## Short task
Check each line of the records below for the word "diagram" and copy those where it appears.

## Data supplied
──────────────────────────────
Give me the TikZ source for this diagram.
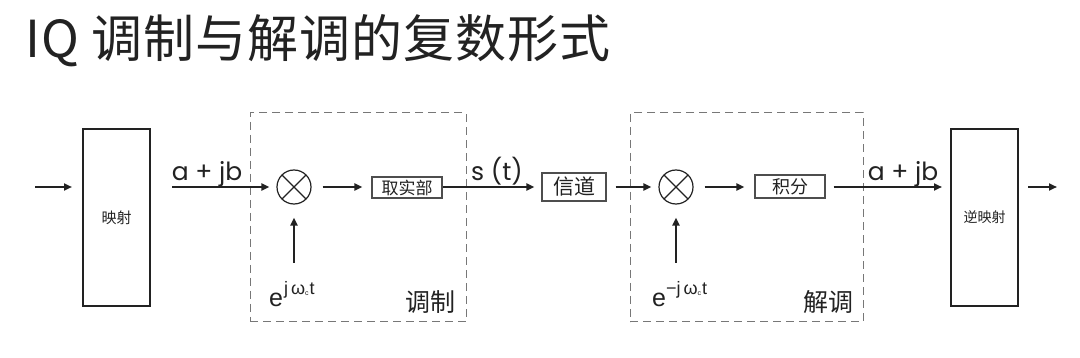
\documentclass[tikz,border=0pt]{standalone}
\usepackage{fontspec}
\setmainfont{Liberation Sans}
\newfontfamily\cjk{Noto Sans CJK SC}
\newfontfamily\cjktitle[LetterSpace=2]{Noto Sans CJK SC}
\newfontfamily\geo{Poppins}
\usetikzlibrary{arrows.meta}
\definecolor{ink}{HTML}{222222}
\definecolor{dashgray}{HTML}{777777}
\newcommand{\fsz}[1]{\fontsize{#1}{#1}\selectfont}
\begin{document}
\begin{tikzpicture}[x=1pt,y=-1pt,
  every node/.style={text=ink},
  arr/.style={draw=ink,line width=2pt,-{Triangle[length=8pt,width=7pt]}},
  bigbox/.style={draw=ink,line width=2pt,minimum width=67pt,minimum height=177pt,inner sep=0pt},
  smallbox/.style={draw=ink!80,line width=1.2pt,inner sep=0pt},
  mult/.style={circle,draw=ink,line width=1.2pt,minimum size=34pt,inner sep=0pt,
    path picture={\draw[ink,line width=1.2pt]
      (path picture bounding box.north west) -- (path picture bounding box.south east)
      (path picture bounding box.north east) -- (path picture bounding box.south west);}},
  dashbox/.style={draw=dashgray,dash pattern=on 8pt off 5pt,line width=1pt,inner sep=0pt},
  lab/.style={font=\geo\fsz{25}},
  cnlab/.style={font=\cjk\fsz{25}}]
\useasboundingbox[fill=white] (0,0) rectangle (1080,358);

% title
\node[anchor=base west,inner sep=0pt] (title) at (25,58) {\cjktitle\fsz{51}IQ 调制与解调的复数形式};

% dashed groups
\node[dashbox,minimum width=216pt,minimum height=209pt] (modg) at (358,217.5) {};
\node[dashbox,minimum width=233pt,minimum height=209pt] (demg) at (746.5,217.5) {};

% blocks
\node[bigbox] (map) at (116.5,217.5) {\cjk\fsz{15}映射};
\node[bigbox] (imap) at (984.5,217.5) {\cjk\fsz{14}逆映射};
\node[mult] (m1) at (294,187) {};
\node[mult] (m2) at (676,187) {};
\node[smallbox,minimum width=70pt,minimum height=21pt] (re) at (407,187.5) {\cjk\fsz{17}取实部};
\node[smallbox,minimum width=64pt,minimum height=28pt] (ch) at (574,187) {\cjk\fsz{21}信道};
\node[smallbox,minimum width=70pt,minimum height=23pt] (intg) at (790,186.5) {\cjk\fsz{18}积分};

% free ends
\coordinate (in) at (35,187);
\coordinate (out) at (1057,187);
\coordinate (lo1) at (294,263);
\coordinate (lo2) at (676,263);

% connectors
\draw[arr,shorten >=10pt] (in) -- (map.west |- in);
\draw[arr,shorten <=21pt,shorten >=7pt] (map.east |- m1) -- (m1.west);
\draw[arr,shorten <=11pt,shorten >=9pt] (m1.east) -- (re.west |- m1);
\draw[arr,shorten >=7pt] (re.east |- m1) -- (ch.west |- m1);
\draw[arr,shorten <=9pt,shorten >=7pt] (ch.east |- m2) -- (m2.west);
\draw[arr,shorten <=11pt,shorten >=10pt] (m2.east) -- (intg.west |- m2);
\draw[arr,shorten <=8pt,shorten >=8pt] (intg.east |- m2) -- (imap.west |- m2);
\draw[arr,shorten <=9pt] (imap.east |- m2) -- (out);
\draw[arr,shorten >=13pt] (lo1) -- (m1.south);
\draw[arr,shorten >=13pt] (lo2) -- (m2.south);

% labels
\node[lab,anchor=base] (l1) at (207,181) {a + jb};
\node[lab,anchor=base] (l2) at (497,181) {s (t)};
\node[lab,anchor=base] (l3) at (903,181) {a + jb};

\node[anchor=base west,inner sep=0pt] (e1) at (269,307)
  {\fsz{25}e\raisebox{12pt}{\fsz{18}\kern1pt j\kern3pt ω\raisebox{-1pt}{\fsz{7}c}\kern1pt t}};
\node[anchor=base west,inner sep=0pt] (e2) at (652,307)
  {\fsz{25}e\raisebox{12pt}{\fsz{18}−j\kern3pt ω\raisebox{-1pt}{\fsz{7}c}\kern1pt t}};

\node[cnlab] (modt) at (430,302.5) {调制};
\node[cnlab] (demt) at (828,302.5) {解调};
\end{tikzpicture}
\end{document}
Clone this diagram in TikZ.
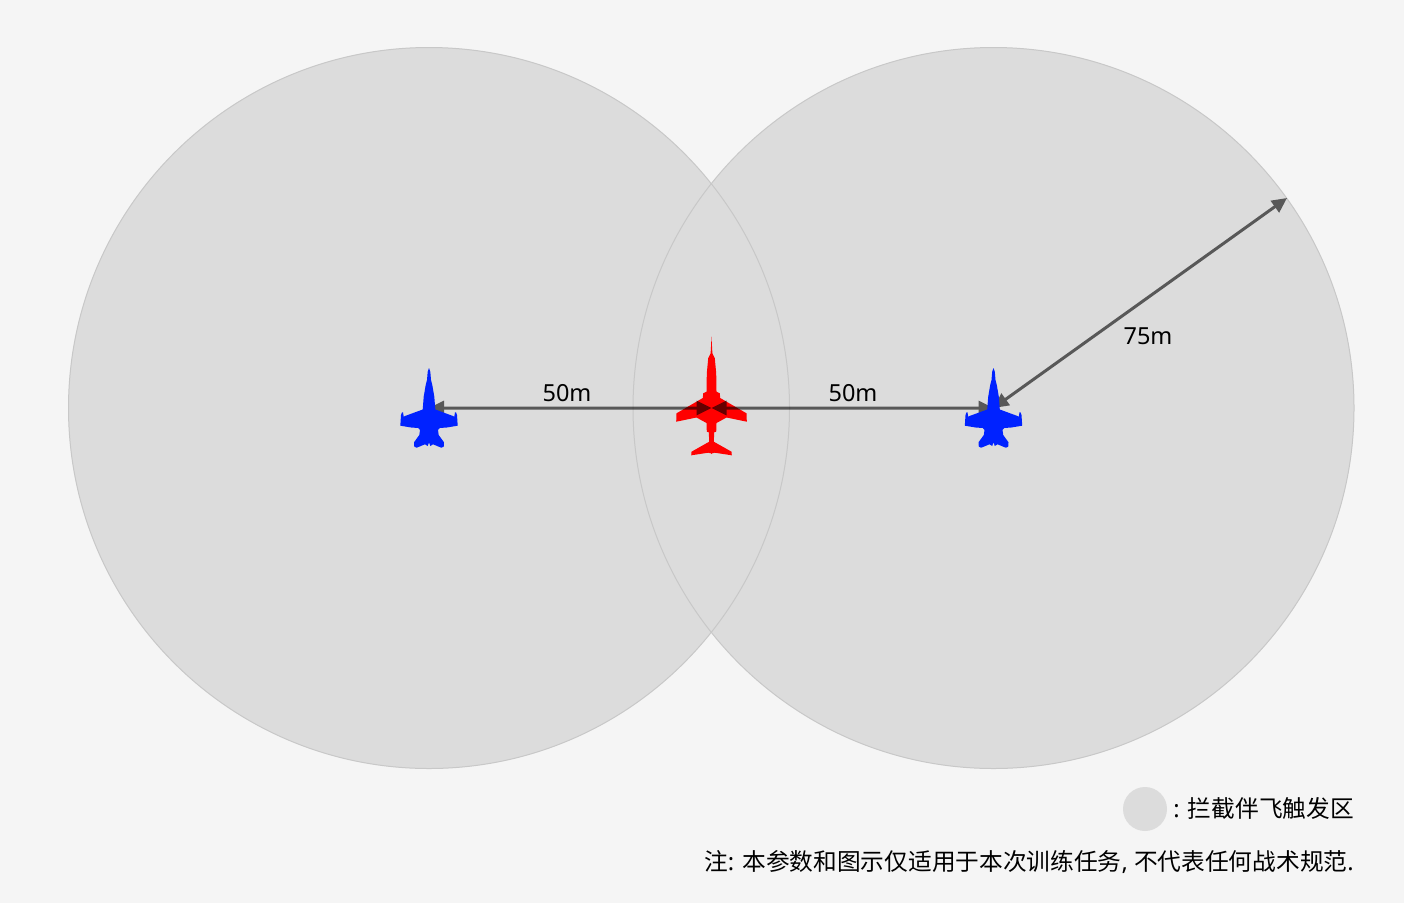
\documentclass[tikz,border=0pt]{standalone}
\usepackage{fontspec}
\setmainfont{Noto Sans}
\newfontfamily\cjk{Noto Sans CJK SC}
\usetikzlibrary{arrows.meta}
\definecolor{bgc}{HTML}{F5F5F5}
\definecolor{zone}{HTML}{DCDCDC}
\definecolor{zoneedge}{HTML}{C8C8C8}
\definecolor{jetblue}{HTML}{0022FF}
\tikzset{
  zonefill/.style={fill=zone,draw=none},
  zoneline/.style={draw=zoneedge,line width=1pt,fill=none},
  dimline/.style={line width=3pt,black,{Triangle[length=15pt,width=14pt]}-{Triangle[length=15pt,width=14pt]}},
  lbl/.style={inner sep=0pt,font=\fontsize{23.5}{24}\selectfont},
  note/.style={inner sep=0pt,anchor=base east,font=\fontsize{23.7}{24}\selectfont},
  pics/bluejet/.style={code={
    \fill[jetblue] (0,-40)--(1.3,-36.3)--(2,-28)--(3.3,-23)--(5.3,-11.3)--(6.3,1.5)--(24,8)--(25.3,8.7)--(26,4.3)--(27,4.3)--(28,7)--(28.7,17.7)--(17.7,19.5)--(10.7,20)--(9,22)--(9.7,27)--(15,34.3)--(14.7,38.7)--(12.3,39.7)--(4,36.3)--(1.3,38)--(0,34.3)
    --(-1.3,38)--(-4,36.3)--(-12.3,39.7)--(-14.7,38.7)--(-15,34.3)--(-9.7,27)--(-9,22)--(-10.7,20)--(-17.7,19.5)--(-28.7,17.7)--(-28,7)--(-27,4.3)--(-26,4.3)--(-25.3,8.7)--(-24,8)--(-6.3,1.5)--(-5.3,-11.3)--(-3.3,-23)--(-2,-28)--(-1.3,-36.3)--cycle;
  }},
  pics/redjet/.style={code={
    \fill[red] (0,-71.3)--(0.5,-61.3)--(0.9,-54.7)--(3.3,-49.7)--(4.7,-34.7)--(5,-16.3)--(8.3,-14.7)--(8.7,-10)--(35,5.3)--(35.3,13.7)--(15,9.5)--(5,15)--(4.7,23.7)--(2.7,24.3)--(2.3,33.7)--(20,43.7)--(20.3,47.3)--(3.3,44.7)--(0.7,45.3)--(0,46)
    --(-0.7,45.3)--(-3.3,44.7)--(-20.3,47.3)--(-20,43.7)--(-2.3,33.7)--(-2.7,24.3)--(-4.7,23.7)--(-5,15)--(-15,9.5)--(-35.3,13.7)--(-35,5.3)--(-8.7,-10)--(-8.3,-14.7)--(-5,-16.3)--(-4.7,-34.7)--(-3.3,-49.7)--(-0.9,-54.7)--(-0.5,-61.3)--cycle;
  }}
}
\begin{document}
\begin{tikzpicture}[x=1pt,y=-1pt]
\useasboundingbox (0,0) rectangle (1404,903);
\fill[bgc] (0,0) rectangle (1404,903);
\coordinate (L) at (429,408);
\coordinate (C) at (711.5,408);
\coordinate (R) at (993.5,408);
\coordinate (rim) at (1287,198);
\fill[zonefill] (L) circle[radius=360.5];
\fill[zonefill] (R) circle[radius=360.5];
\draw[zoneline] (L) circle[radius=360.5];
\draw[zoneline] (R) circle[radius=360.5];
\pic at (C) {redjet};
\begin{scope}[transparency group,opacity=.6]
\draw[dimline] (C) -- (L);
\end{scope}
\begin{scope}[transparency group,opacity=.6]
\draw[dimline] (C) -- (R);
\end{scope}
\begin{scope}[transparency group,opacity=.6]
\draw[dimline] (R) -- (rim);
\end{scope}
\pic at (L) {bluejet};
\pic at (R) {bluejet};
\node[lbl] (d1) at (567,393.5) {50m};
\node[lbl] (d2) at (853,393.5) {50m};
\node[lbl] (d3) at (1148,336.5) {75m};
\fill[zone] (1145,809) circle[radius=22];
\node[note] (leg) at (1354,817) {: {\cjk 拦截伴飞触发区}};
\node[note] (nt) at (1354,870) {{\cjk 注}: {\cjk 本参数和图示仅适用于本次训练任务}, {\cjk 不代表任何战术规范}.};
\end{tikzpicture}
\end{document}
──────────────────────────────
## Worked solution
Give me the TikZ source for this diagram.
Clone this diagram in TikZ.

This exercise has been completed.